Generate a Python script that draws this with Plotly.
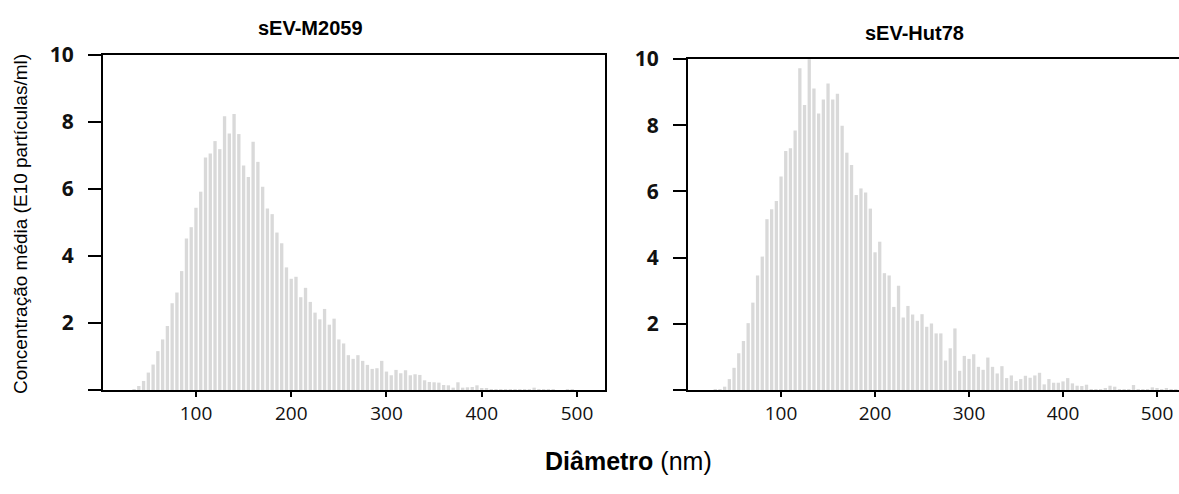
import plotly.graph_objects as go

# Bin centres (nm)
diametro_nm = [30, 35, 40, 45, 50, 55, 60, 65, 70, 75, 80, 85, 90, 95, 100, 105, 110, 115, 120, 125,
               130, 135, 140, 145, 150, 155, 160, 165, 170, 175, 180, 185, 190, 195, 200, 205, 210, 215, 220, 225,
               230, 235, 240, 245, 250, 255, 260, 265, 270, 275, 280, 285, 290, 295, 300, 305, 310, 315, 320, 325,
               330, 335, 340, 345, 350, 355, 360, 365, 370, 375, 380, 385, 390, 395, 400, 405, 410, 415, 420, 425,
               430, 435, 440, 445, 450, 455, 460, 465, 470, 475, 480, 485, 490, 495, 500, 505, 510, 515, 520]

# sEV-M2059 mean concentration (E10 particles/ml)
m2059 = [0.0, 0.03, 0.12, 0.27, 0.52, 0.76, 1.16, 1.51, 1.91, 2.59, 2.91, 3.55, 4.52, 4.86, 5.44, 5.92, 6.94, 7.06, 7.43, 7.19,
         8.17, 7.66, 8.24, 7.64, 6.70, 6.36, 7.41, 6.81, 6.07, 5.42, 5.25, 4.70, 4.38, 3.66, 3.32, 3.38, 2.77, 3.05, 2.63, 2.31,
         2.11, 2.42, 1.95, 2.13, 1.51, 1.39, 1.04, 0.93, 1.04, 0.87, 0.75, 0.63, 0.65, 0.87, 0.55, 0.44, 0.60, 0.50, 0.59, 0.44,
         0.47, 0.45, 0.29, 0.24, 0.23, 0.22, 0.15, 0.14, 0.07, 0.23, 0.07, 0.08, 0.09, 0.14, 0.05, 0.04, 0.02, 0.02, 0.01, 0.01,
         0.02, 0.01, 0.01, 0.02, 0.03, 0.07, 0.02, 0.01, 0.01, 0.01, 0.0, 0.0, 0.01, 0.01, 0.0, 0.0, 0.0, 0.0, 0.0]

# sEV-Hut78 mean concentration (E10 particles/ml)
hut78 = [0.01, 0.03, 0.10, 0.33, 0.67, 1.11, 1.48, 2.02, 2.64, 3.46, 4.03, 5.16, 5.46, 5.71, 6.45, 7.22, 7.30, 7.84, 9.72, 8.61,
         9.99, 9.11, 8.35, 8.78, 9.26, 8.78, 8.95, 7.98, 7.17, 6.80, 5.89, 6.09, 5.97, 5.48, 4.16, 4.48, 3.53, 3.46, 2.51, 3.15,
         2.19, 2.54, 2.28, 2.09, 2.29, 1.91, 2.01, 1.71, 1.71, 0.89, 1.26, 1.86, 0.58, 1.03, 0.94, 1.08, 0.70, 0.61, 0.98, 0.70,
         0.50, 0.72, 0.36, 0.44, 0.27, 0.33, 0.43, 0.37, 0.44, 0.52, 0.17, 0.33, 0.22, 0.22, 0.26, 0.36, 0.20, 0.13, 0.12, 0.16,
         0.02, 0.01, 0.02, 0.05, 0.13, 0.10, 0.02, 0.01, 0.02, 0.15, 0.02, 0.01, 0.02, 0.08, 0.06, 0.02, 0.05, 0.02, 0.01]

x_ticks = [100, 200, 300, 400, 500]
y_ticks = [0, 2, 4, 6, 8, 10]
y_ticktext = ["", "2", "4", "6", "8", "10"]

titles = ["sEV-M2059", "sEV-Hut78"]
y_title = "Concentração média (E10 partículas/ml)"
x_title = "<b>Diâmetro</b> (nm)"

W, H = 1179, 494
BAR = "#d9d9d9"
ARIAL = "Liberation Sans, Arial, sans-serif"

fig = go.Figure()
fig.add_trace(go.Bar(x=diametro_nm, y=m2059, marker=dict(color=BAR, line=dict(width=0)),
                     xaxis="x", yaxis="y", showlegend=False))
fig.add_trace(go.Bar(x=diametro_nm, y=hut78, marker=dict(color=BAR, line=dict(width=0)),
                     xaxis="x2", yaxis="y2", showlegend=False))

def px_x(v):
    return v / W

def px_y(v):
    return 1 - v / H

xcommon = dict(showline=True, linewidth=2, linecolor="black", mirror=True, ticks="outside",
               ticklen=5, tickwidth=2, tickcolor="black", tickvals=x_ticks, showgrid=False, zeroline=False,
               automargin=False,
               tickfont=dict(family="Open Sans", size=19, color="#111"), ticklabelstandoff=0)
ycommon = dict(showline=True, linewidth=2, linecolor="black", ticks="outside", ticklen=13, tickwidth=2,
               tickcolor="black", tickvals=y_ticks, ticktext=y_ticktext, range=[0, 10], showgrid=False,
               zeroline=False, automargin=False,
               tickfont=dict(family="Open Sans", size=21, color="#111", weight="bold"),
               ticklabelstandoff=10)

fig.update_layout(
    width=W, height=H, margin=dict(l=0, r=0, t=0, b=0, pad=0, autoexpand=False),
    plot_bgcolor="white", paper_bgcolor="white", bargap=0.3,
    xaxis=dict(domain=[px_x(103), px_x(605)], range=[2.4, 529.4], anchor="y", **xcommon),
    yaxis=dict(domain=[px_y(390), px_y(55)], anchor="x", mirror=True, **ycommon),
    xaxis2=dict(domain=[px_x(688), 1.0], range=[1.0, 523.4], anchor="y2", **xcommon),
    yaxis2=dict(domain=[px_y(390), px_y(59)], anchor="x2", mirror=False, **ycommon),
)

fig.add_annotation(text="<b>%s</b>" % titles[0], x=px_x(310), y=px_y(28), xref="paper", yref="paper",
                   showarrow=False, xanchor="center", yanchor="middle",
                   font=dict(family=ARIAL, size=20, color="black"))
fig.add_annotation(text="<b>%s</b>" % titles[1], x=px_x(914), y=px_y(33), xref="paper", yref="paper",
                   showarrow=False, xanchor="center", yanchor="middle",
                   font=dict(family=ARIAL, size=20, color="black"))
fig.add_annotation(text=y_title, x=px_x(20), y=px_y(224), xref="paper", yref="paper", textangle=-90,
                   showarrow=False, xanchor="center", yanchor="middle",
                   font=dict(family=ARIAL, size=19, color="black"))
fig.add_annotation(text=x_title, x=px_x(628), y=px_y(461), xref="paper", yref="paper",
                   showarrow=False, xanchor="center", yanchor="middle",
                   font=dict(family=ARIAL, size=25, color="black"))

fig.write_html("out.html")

--

= WRITTEN EXERCISE =
Extract every line of the data exactly; pictures stay out.

= WRITTEN ANSWER =
Generate a Python script that draws this with Plotly.
import plotly.graph_objects as go

# Bin centres (nm)
diametro_nm = [30, 35, 40, 45, 50, 55, 60, 65, 70, 75, 80, 85, 90, 95, 100, 105, 110, 115, 120, 125,
               130, 135, 140, 145, 150, 155, 160, 165, 170, 175, 180, 185, 190, 195, 200, 205, 210, 215, 220, 225,
               230, 235, 240, 245, 250, 255, 260, 265, 270, 275, 280, 285, 290, 295, 300, 305, 310, 315, 320, 325,
               330, 335, 340, 345, 350, 355, 360, 365, 370, 375, 380, 385, 390, 395, 400, 405, 410, 415, 420, 425,
               430, 435, 440, 445, 450, 455, 460, 465, 470, 475, 480, 485, 490, 495, 500, 505, 510, 515, 520]

# sEV-M2059 mean concentration (E10 particles/ml)
m2059 = [0.0, 0.03, 0.12, 0.27, 0.52, 0.76, 1.16, 1.51, 1.91, 2.59, 2.91, 3.55, 4.52, 4.86, 5.44, 5.92, 6.94, 7.06, 7.43, 7.19,
         8.17, 7.66, 8.24, 7.64, 6.70, 6.36, 7.41, 6.81, 6.07, 5.42, 5.25, 4.70, 4.38, 3.66, 3.32, 3.38, 2.77, 3.05, 2.63, 2.31,
         2.11, 2.42, 1.95, 2.13, 1.51, 1.39, 1.04, 0.93, 1.04, 0.87, 0.75, 0.63, 0.65, 0.87, 0.55, 0.44, 0.60, 0.50, 0.59, 0.44,
         0.47, 0.45, 0.29, 0.24, 0.23, 0.22, 0.15, 0.14, 0.07, 0.23, 0.07, 0.08, 0.09, 0.14, 0.05, 0.04, 0.02, 0.02, 0.01, 0.01,
         0.02, 0.01, 0.01, 0.02, 0.03, 0.07, 0.02, 0.01, 0.01, 0.01, 0.0, 0.0, 0.01, 0.01, 0.0, 0.0, 0.0, 0.0, 0.0]

# sEV-Hut78 mean concentration (E10 particles/ml)
hut78 = [0.01, 0.03, 0.10, 0.33, 0.67, 1.11, 1.48, 2.02, 2.64, 3.46, 4.03, 5.16, 5.46, 5.71, 6.45, 7.22, 7.30, 7.84, 9.72, 8.61,
         9.99, 9.11, 8.35, 8.78, 9.26, 8.78, 8.95, 7.98, 7.17, 6.80, 5.89, 6.09, 5.97, 5.48, 4.16, 4.48, 3.53, 3.46, 2.51, 3.15,
         2.19, 2.54, 2.28, 2.09, 2.29, 1.91, 2.01, 1.71, 1.71, 0.89, 1.26, 1.86, 0.58, 1.03, 0.94, 1.08, 0.70, 0.61, 0.98, 0.70,
         0.50, 0.72, 0.36, 0.44, 0.27, 0.33, 0.43, 0.37, 0.44, 0.52, 0.17, 0.33, 0.22, 0.22, 0.26, 0.36, 0.20, 0.13, 0.12, 0.16,
         0.02, 0.01, 0.02, 0.05, 0.13, 0.10, 0.02, 0.01, 0.02, 0.15, 0.02, 0.01, 0.02, 0.08, 0.06, 0.02, 0.05, 0.02, 0.01]

x_ticks = [100, 200, 300, 400, 500]
y_ticks = [0, 2, 4, 6, 8, 10]
y_ticktext = ["", "2", "4", "6", "8", "10"]

titles = ["sEV-M2059", "sEV-Hut78"]
y_title = "Concentração média (E10 partículas/ml)"
x_title = "<b>Diâmetro</b> (nm)"

W, H = 1179, 494
BAR = "#d9d9d9"
ARIAL = "Liberation Sans, Arial, sans-serif"

fig = go.Figure()
fig.add_trace(go.Bar(x=diametro_nm, y=m2059, marker=dict(color=BAR, line=dict(width=0)),
                     xaxis="x", yaxis="y", showlegend=False))
fig.add_trace(go.Bar(x=diametro_nm, y=hut78, marker=dict(color=BAR, line=dict(width=0)),
                     xaxis="x2", yaxis="y2", showlegend=False))

def px_x(v):
    return v / W

def px_y(v):
    return 1 - v / H

xcommon = dict(showline=True, linewidth=2, linecolor="black", mirror=True, ticks="outside",
               ticklen=5, tickwidth=2, tickcolor="black", tickvals=x_ticks, showgrid=False, zeroline=False,
               automargin=False,
               tickfont=dict(family="Open Sans", size=19, color="#111"), ticklabelstandoff=0)
ycommon = dict(showline=True, linewidth=2, linecolor="black", ticks="outside", ticklen=13, tickwidth=2,
               tickcolor="black", tickvals=y_ticks, ticktext=y_ticktext, range=[0, 10], showgrid=False,
               zeroline=False, automargin=False,
               tickfont=dict(family="Open Sans", size=21, color="#111", weight="bold"),
               ticklabelstandoff=10)

fig.update_layout(
    width=W, height=H, margin=dict(l=0, r=0, t=0, b=0, pad=0, autoexpand=False),
    plot_bgcolor="white", paper_bgcolor="white", bargap=0.3,
    xaxis=dict(domain=[px_x(103), px_x(605)], range=[2.4, 529.4], anchor="y", **xcommon),
    yaxis=dict(domain=[px_y(390), px_y(55)], anchor="x", mirror=True, **ycommon),
    xaxis2=dict(domain=[px_x(688), 1.0], range=[1.0, 523.4], anchor="y2", **xcommon),
    yaxis2=dict(domain=[px_y(390), px_y(59)], anchor="x2", mirror=False, **ycommon),
)

fig.add_annotation(text="<b>%s</b>" % titles[0], x=px_x(310), y=px_y(28), xref="paper", yref="paper",
                   showarrow=False, xanchor="center", yanchor="middle",
                   font=dict(family=ARIAL, size=20, color="black"))
fig.add_annotation(text="<b>%s</b>" % titles[1], x=px_x(914), y=px_y(33), xref="paper", yref="paper",
                   showarrow=False, xanchor="center", yanchor="middle",
                   font=dict(family=ARIAL, size=20, color="black"))
fig.add_annotation(text=y_title, x=px_x(20), y=px_y(224), xref="paper", yref="paper", textangle=-90,
                   showarrow=False, xanchor="center", yanchor="middle",
                   font=dict(family=ARIAL, size=19, color="black"))
fig.add_annotation(text=x_title, x=px_x(628), y=px_y(461), xref="paper", yref="paper",
                   showarrow=False, xanchor="center", yanchor="middle",
                   font=dict(family=ARIAL, size=25, color="black"))

fig.write_html("out.html")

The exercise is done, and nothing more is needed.